Culture is how we are with one another, with ourselves, our environment. It’s our creativity and our care, how we are with ourselves, how we are with our local environment. Our arts, our writing.
A dear and wise friend speaks of the role of story to create a crash-pad, and a toolkit for rebuilding with the parts. A story for cleaning up the mess.
Culture is where ideas are born. Literature is where they’re tried out. Art is where inspiration seeds. Music is where belonging is made. And the only thing you need to engage with culture, as an individual, is someone else.
Even in the darkest of days, songs will still be sung. Beats will still be tapped out by dirty feet. Scrawls will be scratched on walls. Visions etched onto scraps of paper.
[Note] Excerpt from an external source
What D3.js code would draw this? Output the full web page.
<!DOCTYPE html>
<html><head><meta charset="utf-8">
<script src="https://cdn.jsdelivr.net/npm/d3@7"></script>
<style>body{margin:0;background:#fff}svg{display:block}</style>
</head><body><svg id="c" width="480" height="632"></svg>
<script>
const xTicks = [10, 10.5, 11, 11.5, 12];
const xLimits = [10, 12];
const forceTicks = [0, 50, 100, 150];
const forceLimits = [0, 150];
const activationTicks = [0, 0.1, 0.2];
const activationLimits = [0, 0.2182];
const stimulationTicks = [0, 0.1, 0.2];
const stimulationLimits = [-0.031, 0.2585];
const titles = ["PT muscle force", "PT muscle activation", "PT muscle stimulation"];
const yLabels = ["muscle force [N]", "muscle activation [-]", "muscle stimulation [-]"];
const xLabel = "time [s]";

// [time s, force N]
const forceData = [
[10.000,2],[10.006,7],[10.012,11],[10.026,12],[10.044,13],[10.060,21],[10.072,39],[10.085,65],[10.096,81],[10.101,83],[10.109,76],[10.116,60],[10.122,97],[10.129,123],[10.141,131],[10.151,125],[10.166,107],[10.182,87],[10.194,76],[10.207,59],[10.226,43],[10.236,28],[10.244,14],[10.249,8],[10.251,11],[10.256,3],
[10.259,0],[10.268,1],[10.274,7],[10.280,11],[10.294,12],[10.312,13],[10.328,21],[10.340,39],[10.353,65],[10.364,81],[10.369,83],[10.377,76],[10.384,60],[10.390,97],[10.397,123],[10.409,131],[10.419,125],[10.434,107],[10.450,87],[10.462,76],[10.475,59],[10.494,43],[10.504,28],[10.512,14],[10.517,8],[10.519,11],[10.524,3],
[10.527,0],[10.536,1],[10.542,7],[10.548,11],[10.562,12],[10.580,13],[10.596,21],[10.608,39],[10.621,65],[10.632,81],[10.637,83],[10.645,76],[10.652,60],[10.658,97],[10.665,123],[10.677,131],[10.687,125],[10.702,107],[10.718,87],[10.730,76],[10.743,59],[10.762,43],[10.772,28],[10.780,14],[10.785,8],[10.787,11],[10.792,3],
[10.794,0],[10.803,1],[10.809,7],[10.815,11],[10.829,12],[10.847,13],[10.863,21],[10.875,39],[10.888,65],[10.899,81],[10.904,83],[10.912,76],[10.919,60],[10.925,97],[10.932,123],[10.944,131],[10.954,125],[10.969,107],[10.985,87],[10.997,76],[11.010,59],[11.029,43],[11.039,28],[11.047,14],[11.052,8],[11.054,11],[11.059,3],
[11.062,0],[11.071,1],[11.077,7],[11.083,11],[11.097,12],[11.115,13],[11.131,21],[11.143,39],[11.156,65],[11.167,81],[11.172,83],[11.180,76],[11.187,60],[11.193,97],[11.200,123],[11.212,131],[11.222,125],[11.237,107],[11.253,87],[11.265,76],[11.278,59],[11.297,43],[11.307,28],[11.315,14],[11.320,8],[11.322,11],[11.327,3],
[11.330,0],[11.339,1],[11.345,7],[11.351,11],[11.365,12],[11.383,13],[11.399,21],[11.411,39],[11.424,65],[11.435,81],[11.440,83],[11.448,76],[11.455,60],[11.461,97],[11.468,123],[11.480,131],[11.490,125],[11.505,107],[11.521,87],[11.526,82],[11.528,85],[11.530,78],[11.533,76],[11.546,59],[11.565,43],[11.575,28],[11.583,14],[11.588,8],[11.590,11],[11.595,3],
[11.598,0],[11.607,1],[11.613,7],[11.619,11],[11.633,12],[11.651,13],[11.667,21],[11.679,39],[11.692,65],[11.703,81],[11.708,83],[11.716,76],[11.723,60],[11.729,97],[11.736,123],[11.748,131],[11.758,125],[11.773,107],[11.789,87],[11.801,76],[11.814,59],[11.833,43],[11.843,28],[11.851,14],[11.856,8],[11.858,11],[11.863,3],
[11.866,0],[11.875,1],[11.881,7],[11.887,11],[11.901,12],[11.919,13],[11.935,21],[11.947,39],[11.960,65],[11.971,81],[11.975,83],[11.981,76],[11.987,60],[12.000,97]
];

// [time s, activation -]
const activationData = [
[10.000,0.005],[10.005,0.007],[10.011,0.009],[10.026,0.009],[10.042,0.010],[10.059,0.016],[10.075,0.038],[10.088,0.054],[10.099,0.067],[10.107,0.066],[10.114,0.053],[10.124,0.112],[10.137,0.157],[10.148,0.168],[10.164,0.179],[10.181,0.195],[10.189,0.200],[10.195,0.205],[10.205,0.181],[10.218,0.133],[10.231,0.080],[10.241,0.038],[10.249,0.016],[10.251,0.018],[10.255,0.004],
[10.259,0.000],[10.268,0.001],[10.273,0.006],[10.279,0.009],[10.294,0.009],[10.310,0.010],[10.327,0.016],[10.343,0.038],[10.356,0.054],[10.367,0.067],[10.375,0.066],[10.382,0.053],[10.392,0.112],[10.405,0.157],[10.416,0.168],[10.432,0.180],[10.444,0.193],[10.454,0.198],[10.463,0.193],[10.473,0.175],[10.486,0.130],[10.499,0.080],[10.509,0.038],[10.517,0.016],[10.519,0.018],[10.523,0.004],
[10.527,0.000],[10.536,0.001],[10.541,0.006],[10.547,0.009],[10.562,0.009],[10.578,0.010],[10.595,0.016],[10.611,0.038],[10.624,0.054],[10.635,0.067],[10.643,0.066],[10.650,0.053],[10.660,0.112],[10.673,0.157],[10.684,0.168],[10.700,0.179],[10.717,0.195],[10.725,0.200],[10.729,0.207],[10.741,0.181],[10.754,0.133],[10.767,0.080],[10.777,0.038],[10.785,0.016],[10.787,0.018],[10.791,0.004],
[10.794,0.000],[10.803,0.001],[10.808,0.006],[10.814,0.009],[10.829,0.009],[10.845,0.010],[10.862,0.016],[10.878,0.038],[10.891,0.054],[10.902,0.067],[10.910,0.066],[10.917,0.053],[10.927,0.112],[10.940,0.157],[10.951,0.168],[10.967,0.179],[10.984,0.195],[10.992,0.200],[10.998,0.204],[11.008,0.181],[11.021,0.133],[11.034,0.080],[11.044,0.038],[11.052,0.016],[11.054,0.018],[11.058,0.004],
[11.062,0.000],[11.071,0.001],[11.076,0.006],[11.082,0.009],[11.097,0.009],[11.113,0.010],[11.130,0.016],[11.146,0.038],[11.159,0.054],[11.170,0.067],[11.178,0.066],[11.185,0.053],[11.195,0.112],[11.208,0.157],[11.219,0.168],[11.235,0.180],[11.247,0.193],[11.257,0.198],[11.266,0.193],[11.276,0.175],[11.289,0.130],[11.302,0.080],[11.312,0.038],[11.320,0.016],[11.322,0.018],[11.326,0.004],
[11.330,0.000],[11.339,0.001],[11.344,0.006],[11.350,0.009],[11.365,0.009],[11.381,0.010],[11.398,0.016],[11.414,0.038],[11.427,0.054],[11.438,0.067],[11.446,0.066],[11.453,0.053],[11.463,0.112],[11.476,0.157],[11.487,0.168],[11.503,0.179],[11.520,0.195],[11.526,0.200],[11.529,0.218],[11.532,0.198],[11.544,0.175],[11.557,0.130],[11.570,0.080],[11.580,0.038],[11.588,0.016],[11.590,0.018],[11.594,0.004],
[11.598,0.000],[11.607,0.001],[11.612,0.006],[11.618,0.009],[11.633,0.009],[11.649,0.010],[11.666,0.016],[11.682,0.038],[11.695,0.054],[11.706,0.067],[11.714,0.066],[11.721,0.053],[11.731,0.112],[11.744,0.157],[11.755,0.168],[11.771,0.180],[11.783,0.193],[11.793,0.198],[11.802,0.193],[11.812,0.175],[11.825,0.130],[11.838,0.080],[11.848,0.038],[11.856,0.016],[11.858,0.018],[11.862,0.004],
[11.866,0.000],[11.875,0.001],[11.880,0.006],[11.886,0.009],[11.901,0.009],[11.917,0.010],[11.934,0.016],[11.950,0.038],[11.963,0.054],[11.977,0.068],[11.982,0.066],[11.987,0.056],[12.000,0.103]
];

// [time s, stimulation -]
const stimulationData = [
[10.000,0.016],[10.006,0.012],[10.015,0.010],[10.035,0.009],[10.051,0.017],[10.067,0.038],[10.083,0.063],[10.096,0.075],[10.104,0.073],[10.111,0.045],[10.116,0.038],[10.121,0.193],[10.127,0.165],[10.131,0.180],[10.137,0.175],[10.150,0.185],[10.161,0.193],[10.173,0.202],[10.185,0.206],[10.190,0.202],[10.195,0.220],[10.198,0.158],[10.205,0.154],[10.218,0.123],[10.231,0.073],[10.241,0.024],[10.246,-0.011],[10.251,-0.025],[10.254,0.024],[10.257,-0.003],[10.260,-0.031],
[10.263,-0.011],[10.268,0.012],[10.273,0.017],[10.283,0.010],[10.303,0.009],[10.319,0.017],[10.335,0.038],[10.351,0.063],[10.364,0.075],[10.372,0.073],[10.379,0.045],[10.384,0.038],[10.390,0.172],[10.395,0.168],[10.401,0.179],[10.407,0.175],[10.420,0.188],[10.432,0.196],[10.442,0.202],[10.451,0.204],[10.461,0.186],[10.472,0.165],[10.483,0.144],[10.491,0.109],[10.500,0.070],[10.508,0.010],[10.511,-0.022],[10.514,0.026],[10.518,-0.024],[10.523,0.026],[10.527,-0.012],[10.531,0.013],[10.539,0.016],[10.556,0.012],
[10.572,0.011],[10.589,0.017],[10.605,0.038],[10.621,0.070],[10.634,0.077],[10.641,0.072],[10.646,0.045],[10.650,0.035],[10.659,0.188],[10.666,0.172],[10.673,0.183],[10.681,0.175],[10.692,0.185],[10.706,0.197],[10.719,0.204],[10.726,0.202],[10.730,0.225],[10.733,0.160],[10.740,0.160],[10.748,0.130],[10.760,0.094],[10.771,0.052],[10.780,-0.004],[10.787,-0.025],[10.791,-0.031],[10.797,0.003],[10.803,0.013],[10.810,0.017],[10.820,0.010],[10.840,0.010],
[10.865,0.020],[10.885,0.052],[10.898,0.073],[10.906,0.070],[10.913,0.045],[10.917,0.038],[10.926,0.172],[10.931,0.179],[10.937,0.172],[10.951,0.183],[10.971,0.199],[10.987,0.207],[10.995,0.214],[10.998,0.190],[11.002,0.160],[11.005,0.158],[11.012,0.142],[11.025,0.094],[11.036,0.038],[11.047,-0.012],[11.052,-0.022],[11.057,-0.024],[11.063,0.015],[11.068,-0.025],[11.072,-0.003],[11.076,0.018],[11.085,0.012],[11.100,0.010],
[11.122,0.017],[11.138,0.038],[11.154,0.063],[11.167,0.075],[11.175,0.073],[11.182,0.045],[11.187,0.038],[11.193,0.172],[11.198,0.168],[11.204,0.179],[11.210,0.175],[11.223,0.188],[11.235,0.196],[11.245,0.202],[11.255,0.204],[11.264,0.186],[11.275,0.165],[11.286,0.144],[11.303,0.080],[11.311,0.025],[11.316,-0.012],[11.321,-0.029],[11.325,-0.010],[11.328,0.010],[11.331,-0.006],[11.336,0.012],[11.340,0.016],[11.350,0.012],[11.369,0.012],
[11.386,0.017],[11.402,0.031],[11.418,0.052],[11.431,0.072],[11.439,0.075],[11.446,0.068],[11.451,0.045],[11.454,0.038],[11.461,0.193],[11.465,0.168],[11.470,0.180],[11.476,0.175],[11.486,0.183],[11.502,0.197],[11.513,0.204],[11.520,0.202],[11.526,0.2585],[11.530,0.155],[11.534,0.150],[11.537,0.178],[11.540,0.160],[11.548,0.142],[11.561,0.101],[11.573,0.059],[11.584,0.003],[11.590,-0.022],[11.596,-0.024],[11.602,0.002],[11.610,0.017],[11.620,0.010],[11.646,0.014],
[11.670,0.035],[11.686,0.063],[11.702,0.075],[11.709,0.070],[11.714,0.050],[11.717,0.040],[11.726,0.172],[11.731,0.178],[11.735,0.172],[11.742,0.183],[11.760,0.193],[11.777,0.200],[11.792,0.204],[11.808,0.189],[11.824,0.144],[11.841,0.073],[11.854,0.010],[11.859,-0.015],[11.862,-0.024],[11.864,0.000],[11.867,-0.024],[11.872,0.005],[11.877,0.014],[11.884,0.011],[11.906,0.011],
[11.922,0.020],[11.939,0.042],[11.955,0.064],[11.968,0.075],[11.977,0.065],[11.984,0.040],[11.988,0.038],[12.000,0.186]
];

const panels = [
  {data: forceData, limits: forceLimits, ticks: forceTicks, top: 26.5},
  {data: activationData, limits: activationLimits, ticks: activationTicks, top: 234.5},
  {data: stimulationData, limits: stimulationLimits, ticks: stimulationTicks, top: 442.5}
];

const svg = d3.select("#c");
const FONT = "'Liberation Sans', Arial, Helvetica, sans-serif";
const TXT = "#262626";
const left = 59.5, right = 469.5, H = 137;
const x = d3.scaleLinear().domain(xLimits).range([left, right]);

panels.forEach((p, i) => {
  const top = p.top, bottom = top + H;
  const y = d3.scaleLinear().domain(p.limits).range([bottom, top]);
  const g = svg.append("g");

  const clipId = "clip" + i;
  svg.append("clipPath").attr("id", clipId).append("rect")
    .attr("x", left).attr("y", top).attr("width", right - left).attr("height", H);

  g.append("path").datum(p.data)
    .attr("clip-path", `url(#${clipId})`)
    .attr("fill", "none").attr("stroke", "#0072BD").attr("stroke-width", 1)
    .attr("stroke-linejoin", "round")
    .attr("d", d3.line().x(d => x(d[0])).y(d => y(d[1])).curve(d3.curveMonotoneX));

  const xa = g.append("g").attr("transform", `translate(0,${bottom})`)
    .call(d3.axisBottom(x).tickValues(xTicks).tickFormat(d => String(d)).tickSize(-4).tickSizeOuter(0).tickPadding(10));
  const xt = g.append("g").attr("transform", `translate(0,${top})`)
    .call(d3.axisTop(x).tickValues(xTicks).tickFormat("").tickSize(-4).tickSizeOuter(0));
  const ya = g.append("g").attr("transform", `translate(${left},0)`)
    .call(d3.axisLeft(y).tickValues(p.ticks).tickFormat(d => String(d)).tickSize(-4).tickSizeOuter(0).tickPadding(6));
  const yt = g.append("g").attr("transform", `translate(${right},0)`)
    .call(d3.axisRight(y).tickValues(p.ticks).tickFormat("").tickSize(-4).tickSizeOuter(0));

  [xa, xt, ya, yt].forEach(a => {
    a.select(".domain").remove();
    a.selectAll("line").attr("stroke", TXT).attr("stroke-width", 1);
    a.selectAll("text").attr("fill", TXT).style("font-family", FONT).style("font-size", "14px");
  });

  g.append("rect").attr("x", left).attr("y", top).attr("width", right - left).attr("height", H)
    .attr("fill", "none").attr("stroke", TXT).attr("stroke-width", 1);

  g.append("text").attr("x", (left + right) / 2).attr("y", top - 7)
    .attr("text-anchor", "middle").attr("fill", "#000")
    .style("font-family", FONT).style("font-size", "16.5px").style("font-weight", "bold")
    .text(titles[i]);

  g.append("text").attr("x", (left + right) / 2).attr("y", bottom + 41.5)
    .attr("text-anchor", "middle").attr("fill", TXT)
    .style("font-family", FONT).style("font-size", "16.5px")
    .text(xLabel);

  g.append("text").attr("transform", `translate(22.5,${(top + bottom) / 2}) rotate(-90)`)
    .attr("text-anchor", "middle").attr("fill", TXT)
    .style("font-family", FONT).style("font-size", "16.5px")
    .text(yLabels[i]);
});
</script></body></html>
These cultural acts of resistance stop a system from fossilising. These are the acts of resistance that impede power from fully grasping onto us.
Even if our mind is colonised, even if our body is colonised, we can begin to clean those cultural impediments forced upon us and allow for the call of something other from deep within to be heard.
At the end of the day, it is our hearts which are easiest to decolonise. It is our hearts that beat the supply of vitality that keep us going.
If culture lives in the heart, our first act should be to be with one another, and create. It is within these acts of cultural resistance that the beats of new world order is born.